Landais is ecstatic. “We were struggling to get to 100 [teams] in the past years. This year, we had 128 teams and 30 teams on the waiting list.”

It still feels like a family-friendly day out. Some competitors, in teams of two, have come dressed in costumes, while others are in team shirts made for the occasion. Many have a beer in hand.

“It’s so much better here,” Landais says when asked to compare Finska tournaments in other countries with Sydney’s event. “Because people are still competitive, but are still relaxed and laid back. The main thing is they just want to have fun.”

Competitors Ross Wharton, 65, and Bryce Greatorex, 68, travelled from Kalgoorlie in Western Australia to take part.

“We used to play around at Ross’s house for, like, New Year’s Eve and that sort of thing socially,” Greatorex says. “Then we found out about this tournament, so I said to Ross: ‘Let’s go for it’.”

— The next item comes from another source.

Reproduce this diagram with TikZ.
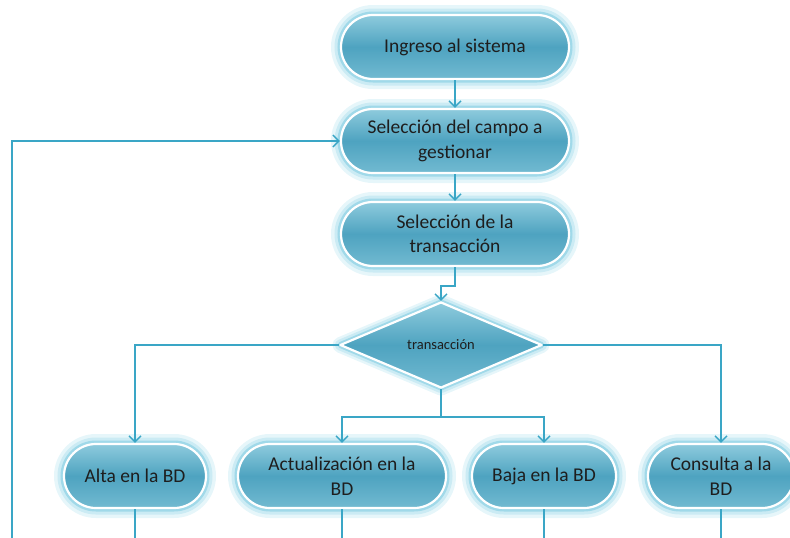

Wharton says: “We’re both retired, so we’re looking for challenges. We’ve made some friends already.”

Another competitor, Hinako Takemoto, is visiting from Japan. Her team in Japan is called “no mistakes”.

“It’s more competitive pressure in Japan,” Takemoto says.

The association wants to expand and take the tournaments interstate. But recent approaches to bowling clubs in Melbourne didn’t spark interest, Bolger says.

George Catsi, the president of the Petersham Bowling Club, says other clubs should think “of their green as an opportunity” and get on board with Finska.

He said 20 years ago, the club was failing and facing redevelopment into a townhouse complex. But it was then revitalised by the community, which included ripping out the pokies, and turned into a hub.

“That sense of failure, if you like, that inability for bowls itself to sustain the club, allowed an opportunity to see the model a different way,” Catsi says.

Is Bolger worried that Finska’s growing appeal might unearth someone better than him at the game?

“Look, honestly, I’d love that,” he says.

“The dream is that one day people truly come to us and say ‘we want to beat you, and we want to represent Australia because we think we’re better’.”